KBRA Affirms the Rating for JPMCC 2012-C8
20 Aug 2024 | New York
KBRA affirms its outstanding rating of B- (sf) for the Class G of JPMCC 2012-C8, a $47.1 million CMBS conduit transaction. The affirmation follows a surveillance review of the transaction and is based on the performance and expected loss and resulting recovery of the transaction's sole remaining loan, Ashford Office Complex, for which a receiver sale is in the process of being finalized. As of the August 2024 remittance period, the loan remains specially serviced with a performing matured balloon status. The details of the loan are outlined below.
Ashford Office Complex (K-LOC, Underperform, Specially Serviced)
- The $47.1 million loan is collateralized by a 569,986 sf, Class-B office complex located in Houston, Texas, approximately 15 miles west of the city’s CBD. The collateral comprises three multi-tenanted office buildings that were built between 1980 and 1982.
- KBRA maintains the loan's K-LOC designation and KPO of Underperform based on its maturity default in August 2022 and resulting performing matured balloon status with the special servicer. As of December 2023, the property was 57.0% occupied. A receiver was appointed and the property was listed for sale in May 2023. According to updated commentary, the receiver is finalizing a PSA with a buyer.
- The servicer-reported DSCs and occupancies are: 0.88x / 57.0% (FY 2023), 0.54x / 62.0% (FY 2022); at securitization these were 1.48x / 92.8%. An appraisal dated September 2023 valued the property at $32.5 million ($57 per sf), which is 60.8% below the $83.0 million ($146 per sf) value at issuance.
- KBRA estimates a stabilized value of $28.7 million ($50 per sf).

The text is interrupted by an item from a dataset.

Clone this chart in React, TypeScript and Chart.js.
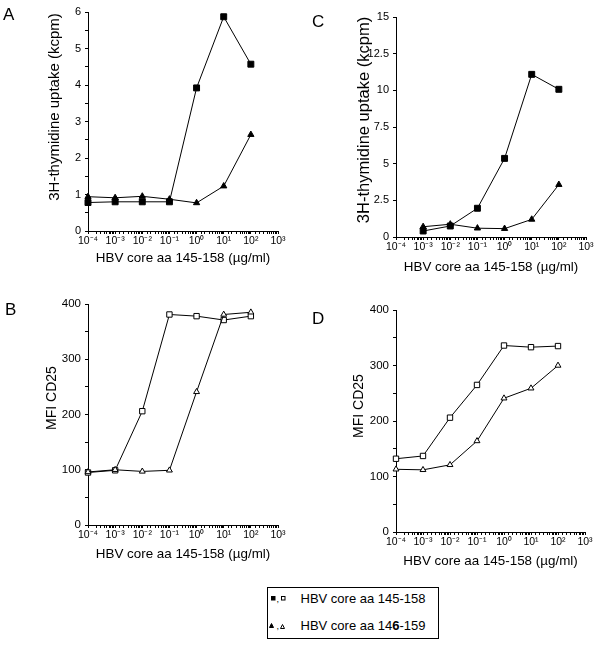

Based on the proposed receiver sale, minimal losses would be expected. If the sale is not completed, KBRA’s analysis resulted in an estimated loss of $19.7 million (41.9% estimated loss severity based on a current loan balance of $47.1 million).
Rating Sensitivities
Future rating actions will be dependent upon the ongoing assessment of the timing and likelihood of ultimate payment of principal and accrued interest on the rated certificates. The assessment will consider the expected and actual losses on the remaining asset in the transaction, as well as the continuing magnitude and extent of interest shortfalls on the certificates.